Local government strangled, The Chagos Islands debacle, and how to pay for public goods

I’m trying to get into a better posting cadence, after having been way too sidetracked by my UK foreign policy piece. Usual interesting links below:

  • The destruction of local governments’ freedom: https://taxpayersalliance.com/content/files/2026/02/The-statutory-spending-straitjacket.pdf
    • A great piece that shows the sheer extent of the central government’s control over local government through statutory requirements, primarily around adult social care and other provisions. This leads to multiple problems, but the most cogent is that we have completely divorced price from inputs. Central government can pile ever more requirements on the local government (what’s left of it), but there is no pushback or filter. Nor is there any real linked support from the central government for these policies.
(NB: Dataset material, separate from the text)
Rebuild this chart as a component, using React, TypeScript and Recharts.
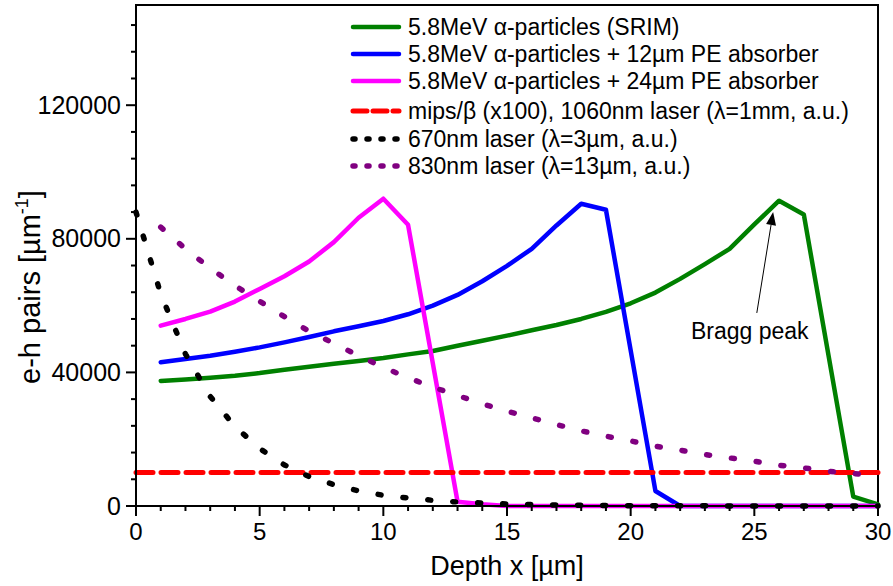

    • It’s a bad situation, and it can only get worse. Local government is completely swallowed up by the central government diktats, with ever less space to manoeuvre and do what it should do – improve its area. Given voters’ unhappiness with the state of the UK, this is going to have to be changed. Either remove these requirements, or link them to central funding/taxation, so we as a society are aware of these costs. But so far that seems unlikely.
  • A response to the Ben Judah post on The Chagos Islands:https://open.substack.com/pub/rosskempsell/p/ben-judah-on-chagos-a-response?r=22u0c&utm_medium=ios
    • I’m glad that Judah wrote in The Times about the Chagos Islands, even if I thought it was mostly wrong and based on fundamentally wrong assumptions. This post was a good riposte to that in turn, but credit to Judah for actually articulating the case.
    • I feel this ties into my longer form UK foreign policy piece – we have too many in our government and civil service who have no idea of how to manage the era of great power competition, and that an over-reliance on international law is dangerous for the national interest
  • How to pay for public goods: https://substack.com/home/post/p-189739107
    • A short but good piece, going into detail about the eight ways to go about public spending schemes in the UK, with their advantages and drawbacks
    • I’m starting to think about our current setup in the UK, and how two of the schemes with the biggest issues, and crucially the most support, are both universal: the NHS and the triple lock. Gut says there is no way to ever fundamentally make these _not_universal, but we have to change these drastically for our future prosperity. Some more thoughts to come.